Ce nouveau courant permettra l'émergence d'une histoire des mentalités, d'une généalogie historique, et même de l'histoire des masses avec le fameux « Montaillou, village occitan de 1294 à 1324 » d'Emmanuel Le Roy Ladurie.
Un intéressant texte sur l’isngtruction et l'école transforme l’enfant et sa famille et jette un regard nouveau sur l'histoire de l'enfance (p. 176). Le mouvement d'instruction, rendu nécessaire par le besoin d'éducation aussi bien par l'État que par l'Église après la Contre-Réforme, a progressivement exclu l'enfant de la vie sociale pour le placer dans les établissements d'enseignement dont ils étaient assez souvent pensionnaires. Le mouvement va se poursuivre et provoquer une sorte de désocialisation de l'enfant, provoquant une immaturité prolongée avec l'adolescence, et finalement une difficulté d'intégration dans la société à l'âge adulte dont on voit encore les effets aujourd'hui. Cette évolution entraîne une transformation de la famille.
Puis ce livre s'achève sous forme de dialogues ou de textes courts sur les thèmes de Philippe Ariès : l'enfance, la famille et la mort.

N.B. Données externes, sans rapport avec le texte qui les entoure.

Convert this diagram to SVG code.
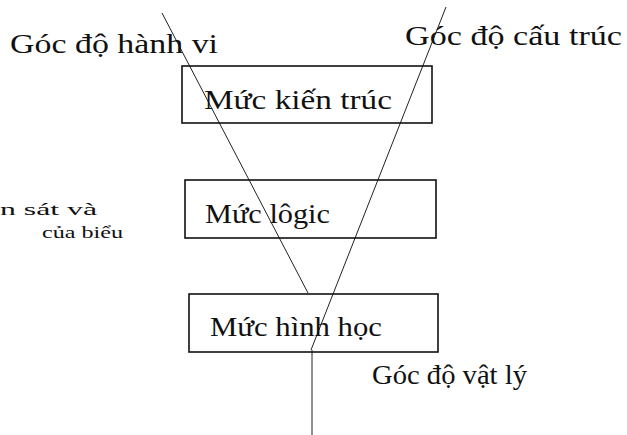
<svg xmlns="http://www.w3.org/2000/svg" width="627" height="435" viewBox="0 0 627 435">
  <defs>
    <style>
      .box { fill: none; stroke: #111; stroke-width: 1.6; }
      .axis { fill: none; stroke: #222; stroke-width: 1; }
    </style>
  </defs>
  <rect width="627" height="435" fill="#fff"/>

  <!-- viewpoint axes -->
  <g id="connectors">
    <line class="axis" x1="162" y1="13" x2="308" y2="293"/>
    <line class="axis" x1="446" y1="7" x2="311" y2="350"/>
    <line class="axis" x1="312" y1="350" x2="312" y2="435" stroke-width="1.3"/>
  </g>

  <g font-family="Liberation Serif, DejaVu Serif, serif" font-size="27" fill="#111">
    <!-- viewpoint labels -->
    <g id="view-behaviour">
      <text x="10" y="53" textLength="208" lengthAdjust="spacingAndGlyphs">Góc độ hành vi</text>
    </g>
    <g id="view-structure">
      <text x="405" y="45" textLength="217" lengthAdjust="spacingAndGlyphs">Góc độ cấu trúc</text>
    </g>
    <g id="view-physical">
      <text x="372" y="384" textLength="155" lengthAdjust="spacingAndGlyphs">Góc độ vật lý</text>
    </g>

    <!-- level boxes -->
    <g id="level-architecture">
      <rect class="box" x="182" y="66" width="250" height="57"/>
      <text x="204" y="109" textLength="188" lengthAdjust="spacingAndGlyphs">Mức kiến trúc</text>
    </g>
    <g id="level-logic">
      <rect class="box" x="185" y="180" width="251" height="58"/>
      <text x="205" y="223" textLength="125" lengthAdjust="spacingAndGlyphs">Mức lôgic</text>
    </g>
    <g id="level-geometry">
      <rect class="box" x="189" y="294" width="249" height="58"/>
      <text x="210" y="336" textLength="172" lengthAdjust="spacingAndGlyphs">Mức hình học</text>
    </g>

    <!-- side note, clipped at the left edge -->
    <g id="side-note" font-size="16">
      <text x="0" y="215" textLength="97" lengthAdjust="spacingAndGlyphs">n sát và</text>
      <text x="42" y="238" textLength="81" lengthAdjust="spacingAndGlyphs">của biểu</text>
    </g>
  </g>
</svg>
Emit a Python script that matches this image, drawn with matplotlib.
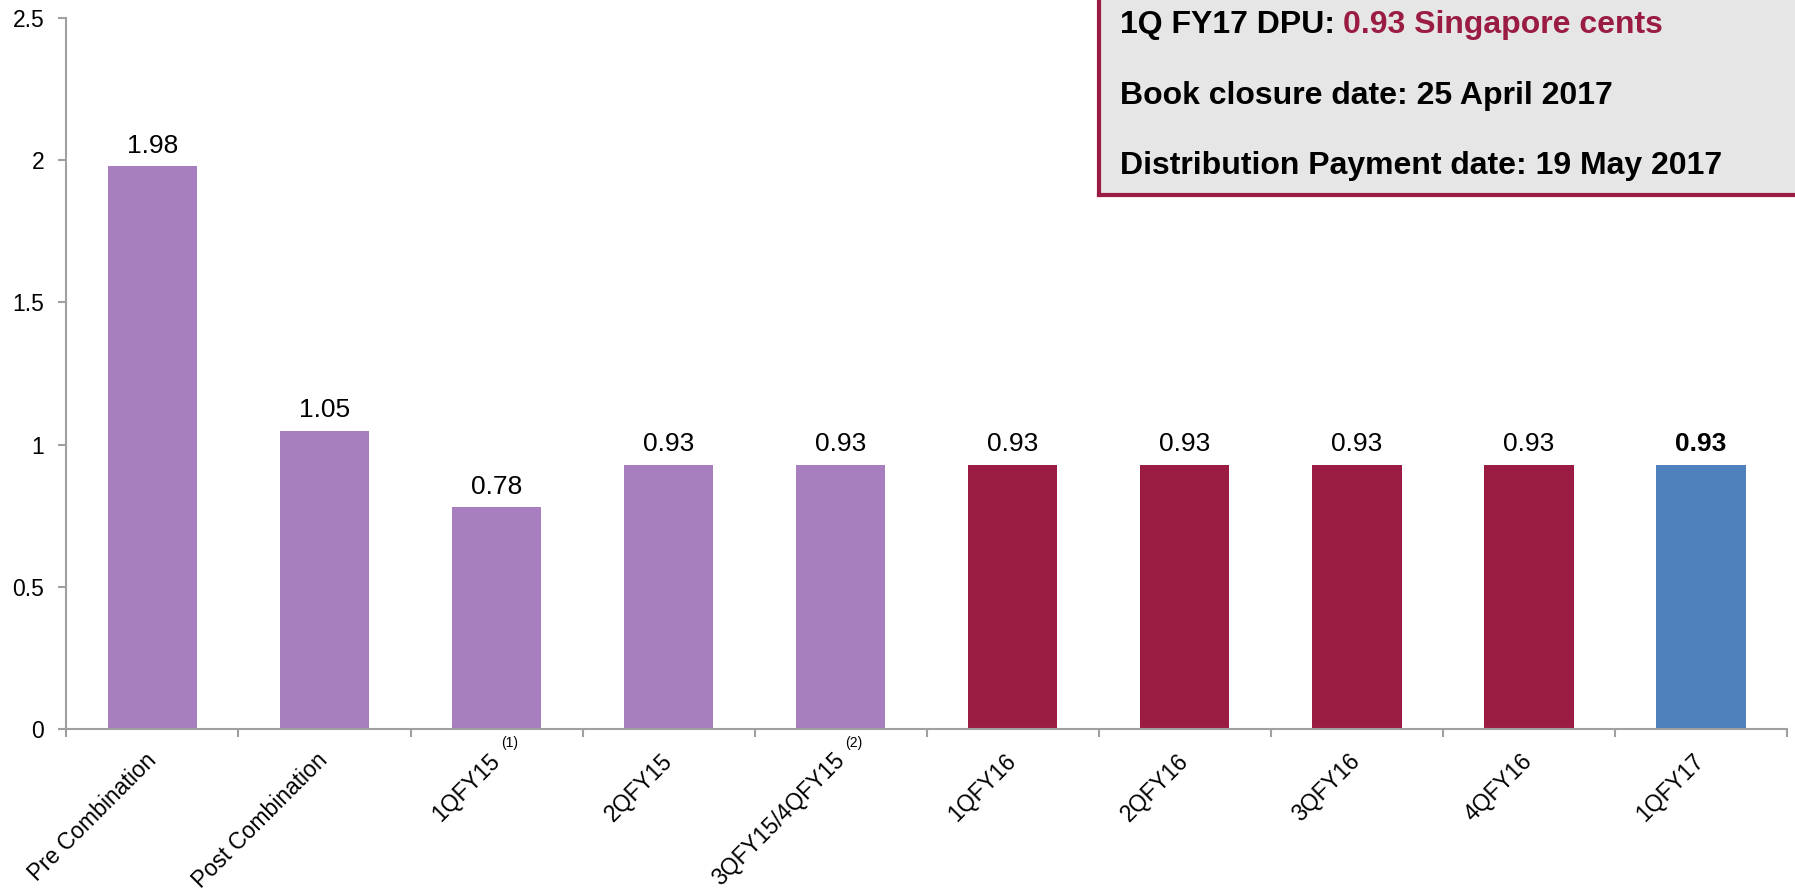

Il y décrit de manière simple et ouverte ses découvertes et ses intuitions sur leur déroulement historique et leurs conséquences pour une réflexion d'aujourd'hui (1970). On y retrouvera les thèmes de ses fameux ouvrages, tels que « L'enfant et la vie familiale sous l'Ancien Régime » (Paris, Plon, 1960) et « L'homme devant sa mort » (Paris, Seuil, 1977). Le regard sociétal d'une mort accompagnée par une communauté et non uniquement par la famille, le médecin et le prêtre semble majeur pour comprendre l'évolution et les injonctions paradoxales de la société telles qu'on peut les observer aujourd'hui.
Un livre pour ceux qui sont intéressés par l'histoire et sa fabrique, mais aussi un regard panoramique sur notre société à travers le regard d'un maître de son observation.